# Homework Help: Checking solution for a system of ODEs

1. Apr 11, 2013

### SithsNGiggles

1. The problem statement, all variables and given/known data

Find a particular solution to
$\begin{cases}x'=5x+4y+t\\ y'=x+8y-t\end{cases}$
using a variety of methods that are listed. I've been using undetermined coefficients on this problem thus far.

2. Relevant equations

3. The attempt at a solution

$\begin{cases} x(t)= -4C_1e^{4t}+C_2e^{9t}-\frac{1}{3}t-\frac{5}{54}\\ y(t)= C_1e^{4t}+C_2e^{9t}+\frac{1}{6}t+\frac{7}{216} \end{cases}$

I'll show my work in another post. This problem just so happens to have its solution listed in the back of the book, which is
$\begin{cases}x(t)=\frac{1}{5}C_1\left(e^{9t}+e^{4t}\right) + \frac{4}{5}C_2\left(e^{9t}-e^{4t}\right) - \frac{18t+5}{54}\\ y(t) = \frac{1}{5}C_1\left(e^{9t}-e^{4t}\right) + \frac{1}{5}C_2\left(e^{9t}+e^{4t}\right) - \frac{t}{6}+\frac{7}{216}\end{cases}$

I've also checked with WolframAlpha, which gives me a similar result with powers of $e$ factored out, but without the rational coefficients:
http://www.wolframalpha.com/input/?i=x'=5x+4y+t,+y'=x+8y-t

I'm wondering why all these answers may be different. It could be that I'm missing something in my work. Any ideas?

I just don't see how the exponential terms in my answer can be written in the other ways.

2. Apr 11, 2013

### SithsNGiggles

Here's my work.

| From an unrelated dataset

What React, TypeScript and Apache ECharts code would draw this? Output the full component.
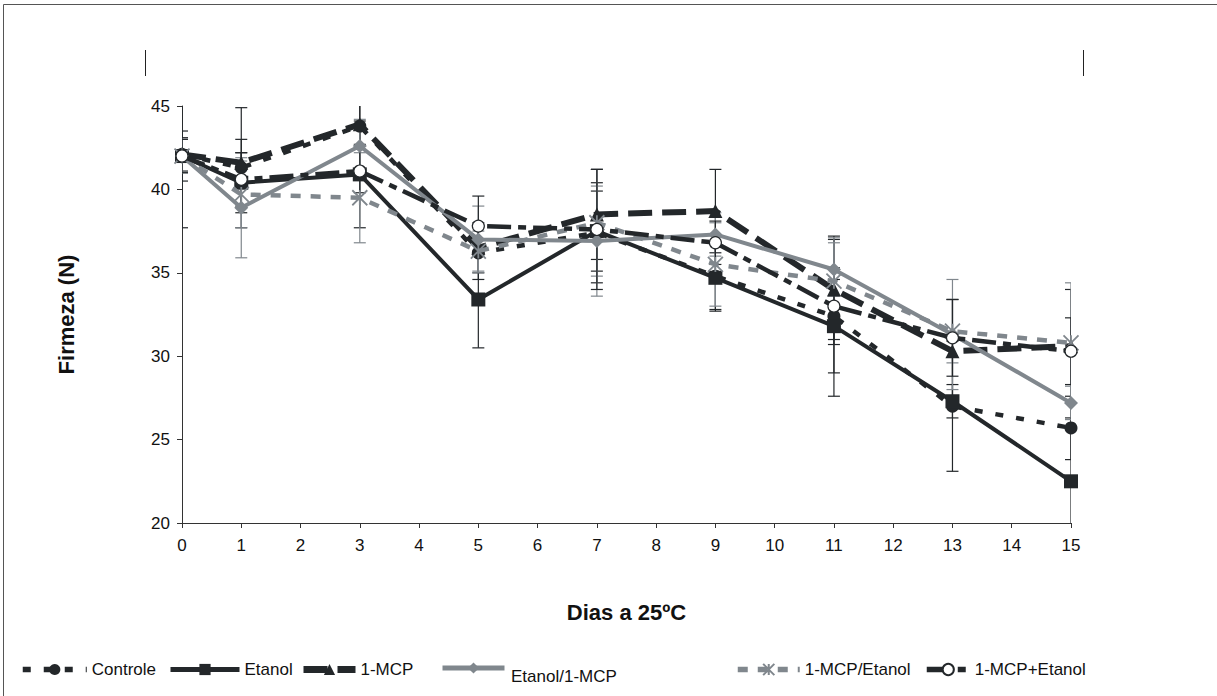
import React, { useEffect, useRef } from "react";
import * as echarts from "echarts";

const days = [0, 1, 3, 5, 7, 9, 11, 13, 15];
const xTicks = [0, 15, 1];
const yTicks = [20, 45, 5];

const controle = [42.1, 41.3, 43.8, 36.2, 37.4, 34.8, 32.4, 27.0, 25.7];
const controleErr = [4.4, 3.6, 1.4, 1.6, 3.0, 2.0, 4.8, 3.9, 1.9];
const etanol = [42.0, 40.4, 40.9, 33.4, 37.5, 34.7, 31.8, 27.3, 22.5];
const etanolErr = [1.5, 1.8, 3.2, 2.9, 2.4, 2.0, 2.8, 1.0, 3.8];
const mcp = [42.1, 41.6, 43.9, 36.5, 38.5, 38.7, 34.0, 30.3, 30.6];
const mcpErr = [1.0, 1.4, 1.2, 1.5, 2.7, 2.5, 3.0, 3.1, 3.4];
const etanolMcp = [42.0, 38.9, 42.6, 37.0, 36.9, 37.3, 35.2, 31.3, 27.2];
const etanolMcpErr = [1.0, 3.0, 1.6, 2.0, 3.3, 1.3, 1.6, 3.3, 1.0];
const mcpEtanol = [42.0, 39.7, 39.5, 36.3, 38.0, 35.5, 34.5, 31.5, 30.8];
const mcpEtanolErr = [1.0, 2.0, 2.7, 1.2, 3.2, 2.5, 2.6, 1.9, 3.6];
const mcpPlusEtanol = [42.0, 40.6, 41.1, 37.8, 37.6, 36.8, 33.0, 31.1, 30.3];
const mcpPlusEtanolErr = [1.0, 1.6, 1.3, 1.8, 3.6, 1.3, 2.3, 2.3, 2.0];

const names = ["Controle", "Etanol", "1-MCP", "Etanol/1-MCP", "1-MCP/Etanol", "1-MCP+Etanol"];

const BLACK = "#23272a";
const GRAY = "#80878d";
const FONT = "Liberation Sans";

export default function App() {
  const ref = useRef<HTMLDivElement>(null);
  useEffect(() => {
    if (!ref.current) return;
    const chart = echarts.init(ref.current, undefined, { renderer: "svg" });

    const defs = [
      { name: names[0], v: controle, e: controleErr, color: BLACK, width: 4.5, dash: [8, 13], symbol: "circle", size: 13, fill: BLACK },
      { name: names[1], v: etanol, e: etanolErr, color: BLACK, width: 4, dash: "solid", symbol: "rect", size: 14, fill: BLACK },
      { name: names[2], v: mcp, e: mcpErr, color: BLACK, width: 6, dash: [24, 10], symbol: "triangle", size: 14, fill: BLACK },
      { name: names[3], v: etanolMcp, e: etanolMcpErr, color: GRAY, width: 4, dash: "solid", symbol: "diamond", size: 14, fill: GRAY },
      { name: names[4], v: mcpEtanol, e: mcpEtanolErr, color: GRAY, width: 4.5, dash: [10, 10], symbol: "path://M0 0L10 10M10 0L0 10M5 0L5 10", size: 15, fill: GRAY },
      { name: names[5], v: mcpPlusEtanol, e: mcpPlusEtanolErr, color: BLACK, width: 4.5, dash: [24, 7, 8, 7], symbol: "circle", size: 12, fill: "#ffffff" },
    ];

    const errSeries = defs.map((d) => ({
      type: "custom",
      name: d.name + "-err",
      clip: true,
      z: 1,
      silent: true,
      data: days.map((x, i) => [x, d.v[i] - d.e[i], d.v[i] + d.e[i]]),
      encode: { x: 0, y: [1, 2] },
      renderItem: (params: any, api: any) => {
        const x = api.value(0);
        const lo = api.coord([x, api.value(1)]);
        const hi = api.coord([x, api.value(2)]);
        const w = 6;
        const st = { stroke: d.color, lineWidth: 1.2 };
        return {
          type: "group",
          children: [
            { type: "line", shape: { x1: lo[0], y1: lo[1], x2: hi[0], y2: hi[1] }, style: st },
            { type: "line", shape: { x1: lo[0] - w, y1: lo[1], x2: lo[0] + w, y2: lo[1] }, style: st },
            { type: "line", shape: { x1: hi[0] - w, y1: hi[1], x2: hi[0] + w, y2: hi[1] }, style: st },
          ],
        };
      },
    }));

    const lineSeries = defs.map((d, k) => ({
      type: "line",
      name: d.name,
      z: 3 + k,
      data: days.map((x, i) => [x, d.v[i]]),
      symbol: d.symbol,
      symbolSize: d.size,
      showSymbol: true,
      lineStyle: { color: d.color, width: d.width, type: d.dash as any },
      itemStyle: {
        color: d.fill,
        borderColor: d.color,
        borderWidth: d.name === "1-MCP+Etanol" ? 1.2 : d.name === "1-MCP/Etanol" ? 1.8 : 0,
      },
      emphasis: { disabled: true },
    }));

    const legendPos = [
      { left: 15, w: 64, hideText: false },
      { left: 163, w: 69, hideText: false },
      { left: 295, w: 52, hideText: false },
      { left: 435, w: 62, hideText: true },
      { left: 730, w: 62, hideText: false },
      { left: 919, w: 43, hideText: false },
    ];

    const legends = names.map((n, i) => ({
      data: [n],
      left: legendPos[i].left,
      top: 656,
      itemWidth: legendPos[i].w,
      itemHeight: 14,
      selectedMode: false,
      lineStyle: { width: defs[i].width + 1, type: defs[i].dash as any, color: defs[i].color },
      formatter: legendPos[i].hideText ? () => "" : undefined,
      textStyle: { fontFamily: FONT, fontSize: 17, color: "#111" },
    }));

    chart.setOption({
      animation: false,
      backgroundColor: "#ffffff",
      grid: { left: 182, top: 106, right: 146, bottom: 173, containLabel: false },
      legend: legends,
      xAxis: {
        type: "value",
        min: xTicks[0],
        max: xTicks[1],
        interval: xTicks[2],
        name: "Dias a 25ºC",
        nameLocation: "middle",
        nameGap: 78,
        nameTextStyle: { fontFamily: FONT, fontSize: 22, fontWeight: "bold", color: "#111" },
        axisLine: { show: true, lineStyle: { color: "#333", width: 1 } },
        axisTick: { show: true, length: 5, lineStyle: { color: "#333" } },
        axisLabel: { fontFamily: FONT, fontSize: 17, color: "#111", margin: 14 },
        splitLine: { show: false },
      },
      yAxis: {
        type: "value",
        min: yTicks[0],
        max: yTicks[1],
        interval: yTicks[2],
        name: "Firmeza (N)",
        nameLocation: "middle",
        nameGap: 105,
        nameRotate: 90,
        nameTextStyle: { fontFamily: FONT, fontSize: 22, fontWeight: "bold", color: "#111" },
        axisLine: { show: true, lineStyle: { color: "#333", width: 1 } },
        axisTick: { show: true, length: 5, lineStyle: { color: "#333" } },
        axisLabel: { fontFamily: FONT, fontSize: 17, color: "#111", margin: 12 },
        splitLine: { show: false },
      },
      graphic: [
        { type: "rect", shape: { x: 3.5, y: 4.5, width: 1240, height: 720 }, style: { fill: "none", stroke: "#555", lineWidth: 1 }, silent: true },
        { type: "line", shape: { x1: 145.5, y1: 50, x2: 145.5, y2: 76 }, style: { stroke: "#222", lineWidth: 1 }, silent: true },
        { type: "line", shape: { x1: 1083.5, y1: 50, x2: 1083.5, y2: 76 }, style: { stroke: "#222", lineWidth: 1 }, silent: true },
        {
          type: "text",
          x: 511,
          y: 676,
          silent: true,
          style: { text: names[3], fontFamily: FONT, fontSize: 17, fill: "#111", verticalAlign: "middle", align: "left" },
        },
      ],
      series: [...errSeries, ...lineSeries],
    });

    return () => chart.dispose();
  }, []);

  return (
    <div
      ref={ref}
      style={{ position: "fixed", left: 0, top: 0, width: 1217, height: 696, background: "#fff" }}
    />
  );
}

Rewriting the equations in matrix form, I get
$\begin{pmatrix}x\\y\end{pmatrix}' = \begin{pmatrix}5&4\\1&8\end{pmatrix}\begin{pmatrix}x\\y\end{pmatrix} + t\begin{pmatrix}1\\-1\end{pmatrix}$

Using the usual eigenvalue method, I get a characteristic solution of
$\begin{pmatrix}x\\y\end{pmatrix}_c = C_1e^{4t}\begin{pmatrix}-4\\1\end{pmatrix} + C_2e^{9t}\begin{pmatrix}1\\1\end{pmatrix}$.

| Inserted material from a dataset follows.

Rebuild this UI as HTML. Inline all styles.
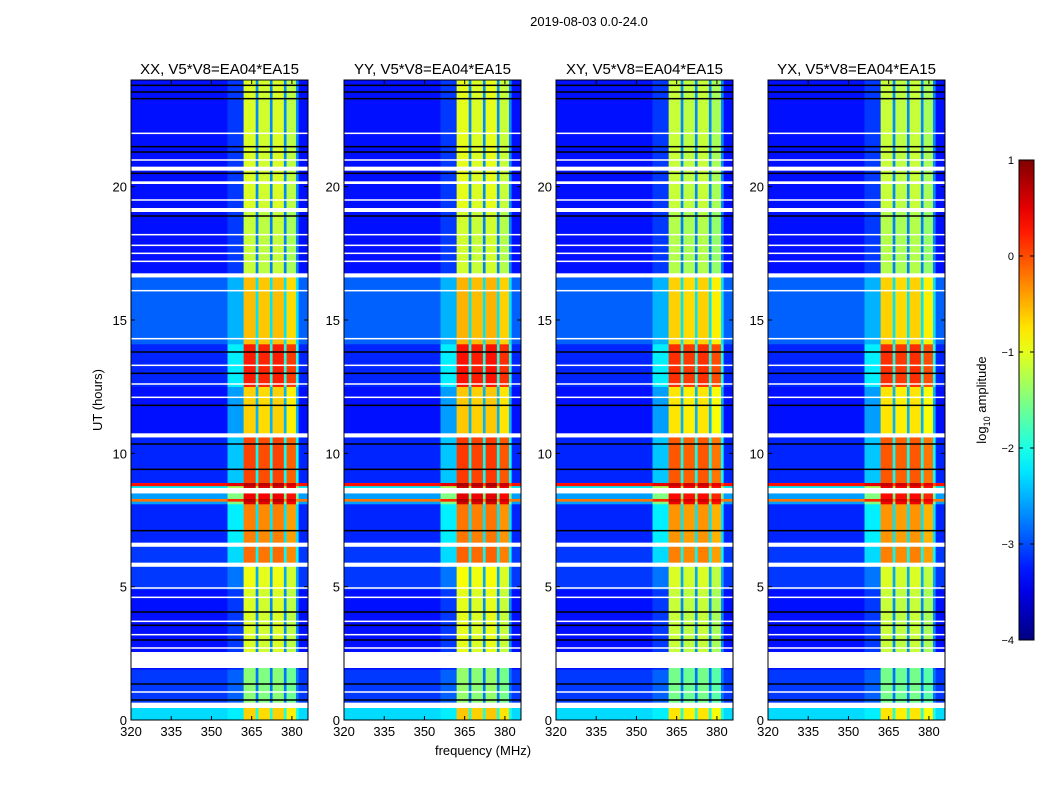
<!DOCTYPE html>
<html><head><meta charset="utf-8"><style>
body{margin:0;background:#fff;width:1050px;height:800px;overflow:hidden;font-family:"Liberation Sans",sans-serif}
svg text{font-family:"Liberation Sans",sans-serif}
</style></head><body>
<svg id="chart" width="1050" height="800" xmlns="http://www.w3.org/2000/svg">
<text x="589" y="26" font-size="13" text-anchor="middle">2019-08-03 0.0-24.0</text>
<text x="102" y="400" font-size="13" text-anchor="middle" transform="rotate(-90 102 400)">UT (hours)</text>
<text x="483" y="755" font-size="13" text-anchor="middle">frequency (MHz)</text>
<g id="panels"></g>
<g id="cbar"></g>
</svg>
<script>
const panelTitles=["XX, V5*V8=EA04*EA15","YY, V5*V8=EA04*EA15","XY, V5*V8=EA04*EA15","YX, V5*V8=EA04*EA15"];
const panelRfiOffset=[0,0.05,-0.1,-0.1];
const xTicks=[320,335,350,365,380];
const yTicks=[0,5,10,15,20];
const cbTicks=[1,0,-1,-2,-3,-4];
// time segments: start hour, end hour
const segStart=[0,0.65,1.9,2.55,4.9,5.9,6.65,8.1,8.2,8.3,8.7,8.78,8.9,10.75,12.5,14.1,16.75,19.2];
const segEnd=[0.45,1.9,1.95,4.9,5.75,6.5,8.1,8.2,8.3,8.5,8.78,8.9,10.6,12.5,14.1,16.6,19.05,24];
// log10 amplitudes: background, edge (355-362 MHz), rfi band
const segBg=[-2.3,-3.1,-3.3,-3.3,-3.1,-3.1,-3.2,-2.6,-0.2,-2.6,-2.2,0.3,-3.2,-3.3,-3.2,-2.9,-3.3,-3.3];
const segEdge=[-2.2,-2.9,-3.2,-3.1,-2.8,-2.3,-2.2,-1.5,0.2,-1.5,-1.3,0.5,-2.4,-2.6,-2.2,-2.5,-3.1,-3.1];
const segRfi=[-0.7,-1.5,-1.5,-1.1,-1.0,-0.2,-0.3,0.5,0.7,0.4,0.5,0.7,0.0,-0.7,0.2,-0.6,-1.2,-1.1];
// frequency bands
const bandStart=[320,350,356,362,366.5,367.5,371.8,372.8,377,378,381.5,382.5];
const bandEnd=[350,356,362,366.5,367.5,371.8,372.8,377,378,381.5,382.5,386];
const bandType=["bg","bg","edge","rfi","gap","rfi","gap","rfi","gap","rfi","gap","bg"];
const bandOffset=[0,0,0,0.05,0,0,0,0.05,0,-0.1,0,0];
const whiteBands=[[0.45,0.65],[1.95,2.55],[5.75,5.9],[6.5,6.65],[8.5,8.7],[10.6,10.75],[16.6,16.75],[19.05,19.2],[20.1,20.2],[20.6,20.75]];
const whiteLines=[1.05,2.7,3.2,3.7,4.6,4.95,12.1,12.6,13.3,14.3,16.1,17.2,17.5,17.8,18.2,19.5,21.0,22.0];
const blackLines=[0.75,1.35,3.0,3.55,4.05,7.1,9.4,10.35,11.8,13.0,13.8,18.9,20.5,21.3,21.5,23.3,23.55,23.8];

const NS="http://www.w3.org/2000/svg";
function el(t,a,p){const e=document.createElementNS(NS,t);for(const k in a)e.setAttribute(k,a[k]);p.appendChild(e);return e;}
function jet(v){let t=(v+4)/5;t=Math.max(0,Math.min(1,t));
 const r=Math.max(0,Math.min(1,1.5-Math.abs(4*t-3))),g=Math.max(0,Math.min(1,1.5-Math.abs(4*t-2))),b=Math.max(0,Math.min(1,1.5-Math.abs(4*t-1)));
 return `rgb(${Math.round(r*255)},${Math.round(g*255)},${Math.round(b*255)})`;}
const panelX=[131,344,556,768],PW=177,PT=80,PB=720;
const xs=(f,x0)=>x0+(f-320)/66*PW;
const ys=h=>PB-h/24*(PB-PT);
const panels=document.getElementById('panels');
panelTitles.forEach((title,p)=>{
 const x0=panelX[p];
 const g=el('g',{},panels);
 
 
 const t=el('text',{x:x0+PW/2,y:74,'font-size':15,'text-anchor':'middle'},g);t.textContent=title;
 
 
 segStart.forEach((s,i)=>{
  bandStart.forEach((fs,j)=>{
   let v,ty=bandType[j];
   if(ty==="bg")v=segBg[i];else if(ty==="edge")v=segEdge[i];
   else if(ty==="rfi")v=segRfi[i]+bandOffset[j]+panelRfiOffset[p];
   else v=(segBg[i]+segRfi[i])/2-0.5;
   const x1=xs(fs,x0),x2=xs(bandEnd[j],x0);
   const r=el('rect',{x:x1,y:ys(segEnd[i]),width:x2-x1+0.3,height:ys(s)-ys(segEnd[i])+0.3,fill:jet(v)},g);
   
   
  });
 });
 whiteBands.forEach(b=>{const r=el('rect',{x:x0,y:ys(b[1]),width:PW,height:ys(b[0])-ys(b[1]),fill:'#fff'},g);
  
  });
 whiteLines.forEach(h=>{const r=el('rect',{x:x0,y:ys(h)-0.75,width:PW,height:1.5,fill:'#fff'},g);
  
  });
 blackLines.forEach(h=>{const r=el('rect',{x:x0,y:ys(h)-0.75,width:PW,height:1.5,fill:'#000'},g);
  
  });
 const fr=el('rect',{x:x0,y:PT,width:PW,height:PB-PT,fill:'none',stroke:'#000','stroke-width':1},g);
 
 
 xTicks.forEach(f=>{const x=xs(f,x0);
  el('line',{x1:x,x2:x,y1:PB,y2:PB-4,stroke:'#000'},g);el('line',{x1:x,x2:x,y1:PT,y2:PT+4,stroke:'#000'},g);
  const tt=el('text',{x:x,y:PB+16,'font-size':13,'text-anchor':'middle'},g);tt.textContent=f;
  
  });
 yTicks.forEach(h=>{const y=ys(h);
  el('line',{x1:x0,x2:x0+4,y1:y,y2:y,stroke:'#000'},g);el('line',{x1:x0+PW,x2:x0+PW-4,y1:y,y2:y,stroke:'#000'},g);
  const tt=el('text',{x:x0-4,y:y+5,'font-size':13,'text-anchor':'end'},g);tt.textContent=h;
  
  });
});
// colorbar
const cb=document.getElementById('cbar');
const CX=1019,CW=15,CT=160,CB=640;
const defs=el('defs',{},cb);const lg=el('linearGradient',{id:'jetg',x1:0,y1:1,x2:0,y2:0},defs);
for(let i=0;i<=20;i++){el('stop',{offset:i/20,'stop-color':jet(-4+5*i/20)},lg);}
el('rect',{x:CX,y:CT,width:CW,height:CB-CT,fill:'url(#jetg)',stroke:'#000'},cb);
const cys=v=>CB-(v+4)/5*(CB-CT);
cbTicks.forEach(v=>{const y=cys(v);
 el('line',{x1:CX,x2:CX+4,y1:y,y2:y,stroke:'#000'},cb);el('line',{x1:CX+CW,x2:CX+CW-4,y1:y,y2:y,stroke:'#000'},cb);
 const tt=el('text',{x:CX-5,y:y+4,'font-size':11,'text-anchor':'end'},cb);tt.textContent=(v<0?'\u2212'+(-v):v);
 
 });
const cl=el('text',{x:986,y:400,'font-size':13,'text-anchor':'middle',transform:'rotate(-90 986 400)'},cb);


cl.innerHTML='log<tspan font-size="9" dy="4">10</tspan><tspan dy="-4"> amplitude</tspan>';
</script>
</body></html>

Then, using the undetermined coefficients method, as a guess I use
$\begin{pmatrix}x\\y\end{pmatrix}_p=t\vec{a}+\vec{b}$,

which gives me the particular solution
$\begin{pmatrix}x\\y\end{pmatrix}_p=t\begin{pmatrix}-\frac{1}{3}\\\frac{1}{6}\end{pmatrix} + \begin{pmatrix}-\frac{5}{54}\\\frac{7}{216}\end{pmatrix}$

So, my final solution, as before, is
$\begin{cases} x(t)= -4C_1e^{4t}+C_2e^{9t}-\frac{1}{3}t-\frac{5}{54}\\ y(t)= C_1e^{4t}+C_2e^{9t}+\frac{1}{6}t+\frac{7}{216} \end{cases}$